Beyond Social Responsibility
CCO of Procter & Gamble discusses using advertising as a force for change.
Beyond Social Responsibility: Antiracism in the Marketplace at P&G is the inaugural event in the Antiracism in the Marketplace series, co-hosted by the Kogod School of Business and AU’s Antiracist Research and Policy Center. Moderated by Kogod professor Meredith Burnett, chair of Kogod’s Diversity and Inclusion Committee, “Beyond Responsibility” featured an in-depth discussion with Damon Jones, chief communications officer at Procter & Gamble, who is leveraging the company’s advertising prowess for antiracist advocacy.
When Damon Jones, chief communications officer at Procter & Gamble, produced “The Choice,” his goal was influence—and sparking discussion. “The images we put out into the world affect how communities see themselves. We try to support discussions that need to happen,” Jones shared with Prof. Burnett in the inaugural Antiracism in the Marketplace event.
“The Choice,” a 75-second video ad urging action against racism, is not the first Procter & Gamble has produced. In 2017, P&G released “The Talk,” a short video that illustrates racism in policing, and “The Look” (2019) on microaggressions that Black men face.
The video campaign was born from a larger company vision: harness its global advertising prowess to advocate for social justice.

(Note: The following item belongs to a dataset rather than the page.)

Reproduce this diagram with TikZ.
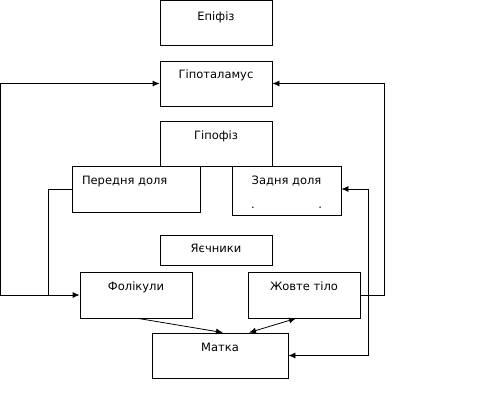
\documentclass[tikz,border=0pt]{standalone}
\usepackage{fontspec}
\setmainfont{DejaVu Sans}
\usetikzlibrary{arrows.meta}
\begin{document}
\begin{tikzpicture}[x=1pt,y=-1pt,>={Latex[length=7pt,width=6pt]},line width=0.8pt,
    font=\fontsize{11.5pt}{13pt}\selectfont,
    box/.style={draw,rectangle,inner sep=0pt,minimum width=112pt,minimum height=45pt},
    lbl/.style={anchor=base,yshift=-19pt,inner sep=0pt}]
    \useasboundingbox (0,0) rectangle (482,404);
    % boxes
    \node[box,minimum height=44.5pt,label={[lbl,yshift=-1pt]north:Епіфіз}] (epi) at (216,22.75) {};
    \node[box,label={[lbl,yshift=1pt]north:Гіпоталамус}] (hypo) at (216,83.5) {};
    \node[box,label={[lbl]north:Гіпофіз}] (hyp) at (216,143.5) {};
    \node[box,minimum width=128pt,minimum height=46pt,
        label={[lbl,anchor=base west,xshift=10pt]north west:Передня доля}] (front) at (136,189) {};
    \node[box,minimum width=109pt,minimum height=49pt,label={[lbl]north:Задня доля},
        label={[lbl,anchor=base west,xshift=19pt,yshift=-24pt]north west:.},
        label={[lbl,anchor=base east,xshift=-19pt,yshift=-24pt]north east:.}] (back) at (286.5,190.5) {};
    \node[box,minimum height=30pt,label={[lbl,yshift=1pt]north:Яєчники}] (ovar) at (216,250) {};
    \node[box,minimum height=46pt,label={[lbl]north:Фолікули}] (foll) at (136,295) {};
    \node[box,minimum height=46pt,label={[lbl]north:Жовте тіло}] (corp) at (304,295) {};
    \node[box,minimum width=136pt,label={[lbl]north:Матка}] (uter) at (220,355.5) {};
    % corners of the feedback lines
    \coordinate (lj) at (48,295);
    \coordinate (lc) at (0.5,295);
    \coordinate (rc) at (384,295);
    \coordinate (bc) at (368,189);
    \draw[->] (front.west) -| (lj) -- (foll.west);
    \draw[->] (lj) -- (lc) |- (hypo.west);
    \draw[->] (corp.east) -- (rc) |- (hypo.east);
    \draw[<->] (bc -| back.east) -- (bc) |- (uter.east);
    \draw[->] ([xshift=2pt]foll.south) -- ([xshift=3pt]uter.north);
    \draw[<->] ([xshift=29pt]uter.north) -- ([xshift=-8pt]corp.south);
\end{tikzpicture}
\end{document}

Taking this approach, Jones said they’ve seen an incredible uptick in brand engagement, with the highest sales in over 15 years.
“We think there is an amazing synergy when you do the right thing,” said Jones. “Not only do we benefit as a world, but we benefit as a company.”
Read on for more of Jones’s insights from his discussion with Prof. Burnett, including how living an antiracist vision has helped transform P&G from the inside out.
From Awareness to Advocacy
“Far too often, we put the burden of driving equity on the people who are already burdened,” said Jones.
We must see the world for what it is, he told Prof. Burnett, then take action—which is why P&G created their Take on Race website as a companion to the video campaign. The site features a slew of free resources—including recommendations on what to read and organizations to support—as tools to advocate for antiracist solutions.
The ultimate vision: that everyone recognizes that our inequality as a nation is rooted in institutional racism.
“The important part is that we’re not pointing fingers at each other,” Jones said, “but that we all get busy trying to fix the problem. And the keyword here is all.”
Values First, Sales Later
Reflecting with Prof. Burnett on how this approach has impacted P&G’s bottom line, Jones shared some sobering data: 9 out of 10 consumers say they want companies to have a point of view. And 67% say they’re more likely to support a brand that shares their values.
What we do strengthens connections, he explained, and people choose brands they have an affinity with. “We believe the [social justice] work we’re doing, like with “The Choice,” helps build this affinity,” he said.
Jones acknowledged that not everyone would agree with P&G, but that ultimately, the company’s intention is what matters.
“We don’t expect everyone to share our values, but we do want everyone to understand where we stand and why it’s important. We have to speak truth to power,” he said.
An Inside-Out Approach
None of this would be possible, Jones said, without the right company culture. “We have to address a lot of the skepticism we receive about this work within our own walls [first]. We need everyone to bring their voice to the table,” he said.
Jones shared an anecdote with Prof. Burnett that illustrates why: “Every summer, we hold a session on corporate citizenship for our new recruits—and it always goes over time. Potential employees are asking tough questions because they want to work at a place that shares their values. They want to know we’re not just thinking about what’s right for P&G but what’s right for the world.”
We take that seriously, he said, because “employees are always our number one target audience.”
Progress, Not Perfection
Jones concluded the discussion with advice to other companies who want to become antiracist. “Engage everyone,” he said. “In order to be effective, antiracism must be built into how the organization operates, not just a diversity department.”
For example, at P&G, the person selling Tide every day is also responsible for ensuring that department lives our values, Jones told Prof. Burnett. “In this way, it becomes the work of many, not just of a few,” he said.
Jones also highlighted the importance of transparency from leadership—and that companies should anticipate resistance. Everyone starts this discussion in a different place, he said, and “some people have never had these types of discussions. Everyone must get there in their own way.”
Lastly, companies should “aim for progress, not perfection.”
“Don’t let the fear of having to be perfect prevent you from starting this journey,” said Jones. “We all have a lot of work to do and are on this journey together. Start there.”